Meeting of the Parliament 30 September 2025
New year’s day 1989 was a day of celebration for some—but, for many, it was the first of almost 40 years of runaway rip-off rents. Margaret Thatcher’s Housing Act 1988 swept away rent controls, and working people have paid the price ever since.
Since 2010, rents for a two-bedroom flat have increased by 104 per cent in Lothian and by 82 per cent in Glasgow, but renters’ wages have not gone up by anything like those amounts. So, what has happened? Exactly what that Maggie intended: a massive transfer of wealth from the poorest to those lucky enough to own property.
However, owning an asset is not an occupation. A basic human right to live in a warm, safe home has become a platform for profiteering. Today, Scotland rejoins the ranks of the many countries around the world that use rent controls to support affordable living. I am so proud that it was the Greens who introduced this bill and that I am another Maggie in the team, making it stronger and bringing back rent controls.
This bill, along with the rent controls that it will introduce, is the first stage of the new deal for tenants that the Scottish Greens promised. Renters will know that their rents should never increase by more than 6 per cent. The bill will give them certainty and will help them to better plan their finances and lives. When rent notices are higher than they should be, renters can challenge them, and they will have more time to do so thanks to the Greens.
However, the system will not be as strong as it might have been. The bill will lock in above-inflation rent increases without considering the ability of renters to pay. The Parliament rejected my proposals for rent freezes and rent cuts, and it has opened the door to a range of exemptions. We should not build a two-tier system of protections in which some tenants are shielded and others are left to the mercy of the market.
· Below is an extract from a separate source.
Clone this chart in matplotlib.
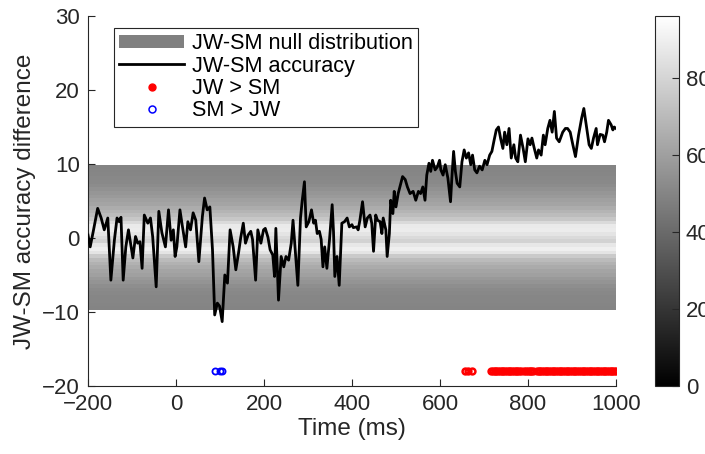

All renters deserve the same stability, no matter what roof they live under.
I am pleased that we are improving the evictions process by including more scope for delays during the winter months, although the outright winter ban that the Greens proposed would have been better. No one should live with the threat of eviction at a moment’s notice, and I remain disappointed that Scottish renters will not have the same protections as English renters for the first 12 months of a tenancy.
If properly funded and implemented, the duty for public bodies to prevent homelessness—to step in when risk is first identified rather than when it is too late—will be a potential game changer. Housing first is another game changer. Giving homeless people with complex needs a long-term stable home and offering—but not forcing—health and other support services is tried and tested.
It will benefit so many people if the bill takes us closer to removing the cruel concept of intentional homelessness. Allowing someone to be assessed as intentionally homeless is a moral disgrace. Actions that might seem intentional often stem from trauma, violence and disadvantage.
It is right that we have made it easier for animal lovers who rent to keep pets and for people to make appropriate adjustments so that they can really feel at home. Although the introduction of Awaab’s law is significant, there is still much more to do to drive up the quality of rented homes.
We are in the grip of a housing emergency not because we lack resources or capacity, but because, for four decades, our policies have prioritised profit over people—those who are homeless because of exploding rents and who are fighting for dignity in a system that is stacked against them. Housing instability crushes a person’s spirit—it steals hope, erodes dignity and worsens inequality. We must not create another generation that is resigned to paying too much for too little. Instead, we must create a future in which everyone can say, “I have a home, I am safe and I am respected.”